Among the lines below, how many carry the string "this"? Reply with a number and nothing else.

**********

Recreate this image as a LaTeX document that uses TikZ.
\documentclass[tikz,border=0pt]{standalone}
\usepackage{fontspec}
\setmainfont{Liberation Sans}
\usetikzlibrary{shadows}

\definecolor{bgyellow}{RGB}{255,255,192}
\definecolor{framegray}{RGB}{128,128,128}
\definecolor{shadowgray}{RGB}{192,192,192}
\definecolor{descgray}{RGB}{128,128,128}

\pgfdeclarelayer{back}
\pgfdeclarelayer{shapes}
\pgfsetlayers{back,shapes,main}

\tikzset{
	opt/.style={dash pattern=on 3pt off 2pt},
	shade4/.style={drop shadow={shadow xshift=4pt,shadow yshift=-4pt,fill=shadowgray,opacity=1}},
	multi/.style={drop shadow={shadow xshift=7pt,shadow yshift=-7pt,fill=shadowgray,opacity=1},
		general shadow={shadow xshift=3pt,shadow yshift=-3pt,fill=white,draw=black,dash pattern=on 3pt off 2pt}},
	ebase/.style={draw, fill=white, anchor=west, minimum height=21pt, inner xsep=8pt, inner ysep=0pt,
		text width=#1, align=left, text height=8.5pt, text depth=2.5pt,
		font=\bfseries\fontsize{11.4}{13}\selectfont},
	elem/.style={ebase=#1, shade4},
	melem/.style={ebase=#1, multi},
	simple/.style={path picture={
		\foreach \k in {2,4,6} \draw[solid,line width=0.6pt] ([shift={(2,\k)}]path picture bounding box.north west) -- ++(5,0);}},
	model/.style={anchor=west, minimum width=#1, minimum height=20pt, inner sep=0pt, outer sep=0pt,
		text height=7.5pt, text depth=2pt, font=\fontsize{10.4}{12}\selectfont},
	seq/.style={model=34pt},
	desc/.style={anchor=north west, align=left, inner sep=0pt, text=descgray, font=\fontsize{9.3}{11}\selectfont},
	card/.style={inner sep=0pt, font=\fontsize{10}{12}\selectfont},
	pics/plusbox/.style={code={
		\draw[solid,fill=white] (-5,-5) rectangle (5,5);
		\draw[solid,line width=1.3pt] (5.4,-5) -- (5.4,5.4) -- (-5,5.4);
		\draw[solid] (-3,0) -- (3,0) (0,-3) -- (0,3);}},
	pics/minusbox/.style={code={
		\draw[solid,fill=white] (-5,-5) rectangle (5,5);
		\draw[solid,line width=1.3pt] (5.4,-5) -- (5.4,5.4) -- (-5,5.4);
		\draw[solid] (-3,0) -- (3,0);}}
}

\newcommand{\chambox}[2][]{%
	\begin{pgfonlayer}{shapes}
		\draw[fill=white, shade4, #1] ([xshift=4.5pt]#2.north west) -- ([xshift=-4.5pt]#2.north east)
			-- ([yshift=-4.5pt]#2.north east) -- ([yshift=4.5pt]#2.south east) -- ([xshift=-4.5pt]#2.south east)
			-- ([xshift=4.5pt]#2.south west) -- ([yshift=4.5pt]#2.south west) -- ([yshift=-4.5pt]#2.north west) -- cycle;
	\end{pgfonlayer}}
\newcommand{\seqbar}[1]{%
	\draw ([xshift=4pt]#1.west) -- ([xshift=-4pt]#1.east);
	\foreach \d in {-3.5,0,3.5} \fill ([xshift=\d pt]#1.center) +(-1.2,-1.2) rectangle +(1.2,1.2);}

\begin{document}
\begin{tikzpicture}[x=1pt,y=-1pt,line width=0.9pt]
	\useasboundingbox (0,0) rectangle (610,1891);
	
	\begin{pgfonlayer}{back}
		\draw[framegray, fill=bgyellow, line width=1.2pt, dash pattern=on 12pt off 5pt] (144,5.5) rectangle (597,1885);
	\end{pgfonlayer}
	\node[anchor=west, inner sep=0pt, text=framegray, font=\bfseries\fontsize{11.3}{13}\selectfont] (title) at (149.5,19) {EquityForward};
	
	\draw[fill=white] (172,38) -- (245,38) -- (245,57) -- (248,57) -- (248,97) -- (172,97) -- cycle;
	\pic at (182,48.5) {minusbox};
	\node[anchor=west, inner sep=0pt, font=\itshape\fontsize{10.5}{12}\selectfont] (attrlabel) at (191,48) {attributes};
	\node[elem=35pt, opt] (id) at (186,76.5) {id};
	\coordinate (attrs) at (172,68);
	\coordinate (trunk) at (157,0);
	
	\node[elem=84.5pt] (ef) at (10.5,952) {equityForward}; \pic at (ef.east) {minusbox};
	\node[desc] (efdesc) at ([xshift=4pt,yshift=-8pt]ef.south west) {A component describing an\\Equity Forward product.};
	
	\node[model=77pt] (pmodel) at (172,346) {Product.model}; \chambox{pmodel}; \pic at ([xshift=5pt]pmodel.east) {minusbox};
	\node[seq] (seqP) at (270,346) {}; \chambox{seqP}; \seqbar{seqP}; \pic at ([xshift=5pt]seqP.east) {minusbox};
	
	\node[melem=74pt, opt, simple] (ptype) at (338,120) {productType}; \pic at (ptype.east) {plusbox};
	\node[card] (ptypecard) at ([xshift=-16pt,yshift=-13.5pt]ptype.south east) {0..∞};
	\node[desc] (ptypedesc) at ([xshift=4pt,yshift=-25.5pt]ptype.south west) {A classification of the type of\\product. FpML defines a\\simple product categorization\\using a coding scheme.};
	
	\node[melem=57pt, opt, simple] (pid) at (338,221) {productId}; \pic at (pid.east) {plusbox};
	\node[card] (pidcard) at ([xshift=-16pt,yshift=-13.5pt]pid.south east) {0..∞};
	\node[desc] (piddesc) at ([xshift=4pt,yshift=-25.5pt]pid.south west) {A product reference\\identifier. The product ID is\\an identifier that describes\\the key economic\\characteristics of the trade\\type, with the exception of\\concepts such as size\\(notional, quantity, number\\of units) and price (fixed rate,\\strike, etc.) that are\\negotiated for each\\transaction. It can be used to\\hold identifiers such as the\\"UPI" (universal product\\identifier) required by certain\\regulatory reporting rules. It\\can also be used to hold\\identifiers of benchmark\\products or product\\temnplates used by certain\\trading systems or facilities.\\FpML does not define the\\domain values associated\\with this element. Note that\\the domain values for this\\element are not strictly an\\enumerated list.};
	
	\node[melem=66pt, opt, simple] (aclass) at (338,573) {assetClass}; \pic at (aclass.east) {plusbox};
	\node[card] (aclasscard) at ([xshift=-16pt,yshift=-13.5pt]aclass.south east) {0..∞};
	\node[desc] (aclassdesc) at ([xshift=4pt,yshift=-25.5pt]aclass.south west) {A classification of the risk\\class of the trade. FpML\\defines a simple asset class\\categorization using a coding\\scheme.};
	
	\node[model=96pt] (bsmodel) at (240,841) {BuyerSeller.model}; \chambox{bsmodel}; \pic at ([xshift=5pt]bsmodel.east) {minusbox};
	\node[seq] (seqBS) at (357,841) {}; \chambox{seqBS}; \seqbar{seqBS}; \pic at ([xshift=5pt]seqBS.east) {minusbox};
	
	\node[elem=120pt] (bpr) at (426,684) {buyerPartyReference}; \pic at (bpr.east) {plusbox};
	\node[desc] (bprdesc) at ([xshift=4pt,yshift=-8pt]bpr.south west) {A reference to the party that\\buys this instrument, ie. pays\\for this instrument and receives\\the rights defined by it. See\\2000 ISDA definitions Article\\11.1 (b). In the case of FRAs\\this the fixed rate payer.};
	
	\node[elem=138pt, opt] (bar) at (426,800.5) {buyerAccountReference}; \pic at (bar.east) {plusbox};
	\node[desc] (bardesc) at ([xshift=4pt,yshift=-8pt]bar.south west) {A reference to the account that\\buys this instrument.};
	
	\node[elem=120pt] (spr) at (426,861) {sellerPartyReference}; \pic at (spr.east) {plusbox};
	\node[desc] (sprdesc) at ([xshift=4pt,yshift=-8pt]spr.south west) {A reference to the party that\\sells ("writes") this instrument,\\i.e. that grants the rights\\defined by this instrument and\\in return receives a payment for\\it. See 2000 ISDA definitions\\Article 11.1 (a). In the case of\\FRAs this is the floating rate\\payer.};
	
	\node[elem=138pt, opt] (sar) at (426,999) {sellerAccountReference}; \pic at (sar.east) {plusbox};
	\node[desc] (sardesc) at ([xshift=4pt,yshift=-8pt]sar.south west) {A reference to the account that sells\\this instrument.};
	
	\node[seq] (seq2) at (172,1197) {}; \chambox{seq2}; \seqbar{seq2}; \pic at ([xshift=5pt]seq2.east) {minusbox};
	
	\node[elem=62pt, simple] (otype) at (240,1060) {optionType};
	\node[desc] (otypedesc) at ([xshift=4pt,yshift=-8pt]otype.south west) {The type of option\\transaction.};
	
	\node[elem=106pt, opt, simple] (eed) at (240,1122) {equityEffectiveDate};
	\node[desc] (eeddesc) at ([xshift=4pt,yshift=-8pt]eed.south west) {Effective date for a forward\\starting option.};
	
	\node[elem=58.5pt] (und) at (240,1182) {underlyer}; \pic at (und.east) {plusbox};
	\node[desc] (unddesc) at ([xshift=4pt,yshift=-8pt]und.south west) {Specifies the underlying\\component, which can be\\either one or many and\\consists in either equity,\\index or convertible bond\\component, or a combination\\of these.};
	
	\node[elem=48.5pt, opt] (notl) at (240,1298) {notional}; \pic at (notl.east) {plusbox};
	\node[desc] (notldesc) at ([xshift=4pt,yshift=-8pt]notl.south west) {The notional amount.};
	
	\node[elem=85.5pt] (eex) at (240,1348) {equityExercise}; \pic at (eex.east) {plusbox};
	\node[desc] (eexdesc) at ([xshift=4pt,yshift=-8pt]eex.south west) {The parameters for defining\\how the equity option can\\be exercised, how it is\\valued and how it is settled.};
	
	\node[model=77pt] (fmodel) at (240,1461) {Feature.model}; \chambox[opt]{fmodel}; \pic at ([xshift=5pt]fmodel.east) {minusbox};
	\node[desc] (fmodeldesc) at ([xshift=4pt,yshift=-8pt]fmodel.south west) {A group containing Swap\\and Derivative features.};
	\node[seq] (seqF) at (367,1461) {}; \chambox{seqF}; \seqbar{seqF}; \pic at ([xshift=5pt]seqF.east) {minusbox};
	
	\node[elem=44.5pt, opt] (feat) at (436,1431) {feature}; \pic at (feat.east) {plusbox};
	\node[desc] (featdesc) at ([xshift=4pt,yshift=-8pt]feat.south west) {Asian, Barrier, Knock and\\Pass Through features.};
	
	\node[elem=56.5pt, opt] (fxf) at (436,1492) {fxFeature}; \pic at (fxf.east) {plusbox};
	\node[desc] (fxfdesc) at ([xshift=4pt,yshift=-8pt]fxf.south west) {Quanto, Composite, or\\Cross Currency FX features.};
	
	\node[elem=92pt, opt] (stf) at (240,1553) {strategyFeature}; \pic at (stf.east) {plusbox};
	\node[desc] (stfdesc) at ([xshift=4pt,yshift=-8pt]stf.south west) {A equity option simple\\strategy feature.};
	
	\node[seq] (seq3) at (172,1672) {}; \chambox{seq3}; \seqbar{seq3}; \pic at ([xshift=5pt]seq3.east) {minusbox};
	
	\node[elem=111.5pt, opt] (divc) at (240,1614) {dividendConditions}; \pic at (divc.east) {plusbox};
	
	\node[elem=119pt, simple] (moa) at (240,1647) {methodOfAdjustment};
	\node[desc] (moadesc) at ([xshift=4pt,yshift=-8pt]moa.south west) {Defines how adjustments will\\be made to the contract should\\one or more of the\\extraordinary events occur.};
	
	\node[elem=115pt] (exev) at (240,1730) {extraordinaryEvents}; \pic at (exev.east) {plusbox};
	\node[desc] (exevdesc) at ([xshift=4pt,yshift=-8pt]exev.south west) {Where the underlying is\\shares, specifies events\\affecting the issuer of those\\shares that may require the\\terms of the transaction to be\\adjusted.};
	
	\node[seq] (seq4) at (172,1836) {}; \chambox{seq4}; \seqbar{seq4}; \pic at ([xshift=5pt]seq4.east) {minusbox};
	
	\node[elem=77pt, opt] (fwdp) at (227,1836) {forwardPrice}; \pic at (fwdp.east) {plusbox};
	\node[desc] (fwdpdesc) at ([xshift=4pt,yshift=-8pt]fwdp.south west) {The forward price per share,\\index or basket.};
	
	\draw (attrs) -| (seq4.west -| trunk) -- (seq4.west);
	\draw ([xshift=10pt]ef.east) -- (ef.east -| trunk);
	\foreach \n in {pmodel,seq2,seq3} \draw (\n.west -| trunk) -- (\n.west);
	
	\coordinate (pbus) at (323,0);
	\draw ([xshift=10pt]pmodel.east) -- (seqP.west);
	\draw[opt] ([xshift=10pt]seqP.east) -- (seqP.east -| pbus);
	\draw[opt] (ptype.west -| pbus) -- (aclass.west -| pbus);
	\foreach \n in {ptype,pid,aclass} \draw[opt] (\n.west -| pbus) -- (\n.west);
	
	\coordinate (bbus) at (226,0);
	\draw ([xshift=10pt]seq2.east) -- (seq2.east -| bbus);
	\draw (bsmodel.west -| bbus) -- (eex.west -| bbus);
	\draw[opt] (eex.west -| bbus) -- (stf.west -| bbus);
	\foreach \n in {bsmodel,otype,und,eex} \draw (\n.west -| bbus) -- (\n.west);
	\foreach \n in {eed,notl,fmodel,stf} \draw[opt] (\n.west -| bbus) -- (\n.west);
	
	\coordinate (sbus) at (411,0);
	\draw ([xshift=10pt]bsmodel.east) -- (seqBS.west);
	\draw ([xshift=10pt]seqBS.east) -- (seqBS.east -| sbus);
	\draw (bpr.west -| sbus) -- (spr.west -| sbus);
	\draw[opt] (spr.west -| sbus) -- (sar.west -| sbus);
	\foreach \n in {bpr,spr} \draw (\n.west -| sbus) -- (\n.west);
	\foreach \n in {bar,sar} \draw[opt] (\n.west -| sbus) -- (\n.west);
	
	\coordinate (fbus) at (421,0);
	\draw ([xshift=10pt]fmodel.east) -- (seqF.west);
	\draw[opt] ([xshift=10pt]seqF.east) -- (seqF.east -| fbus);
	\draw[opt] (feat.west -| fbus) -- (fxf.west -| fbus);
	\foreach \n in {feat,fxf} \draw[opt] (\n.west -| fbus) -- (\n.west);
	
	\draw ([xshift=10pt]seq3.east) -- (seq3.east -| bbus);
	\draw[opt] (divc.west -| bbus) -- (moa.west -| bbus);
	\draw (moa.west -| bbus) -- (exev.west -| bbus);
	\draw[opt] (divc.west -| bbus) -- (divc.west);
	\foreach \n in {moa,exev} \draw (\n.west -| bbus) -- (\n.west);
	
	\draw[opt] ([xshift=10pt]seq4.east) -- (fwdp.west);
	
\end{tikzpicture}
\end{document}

**********

» **Completed task**:
6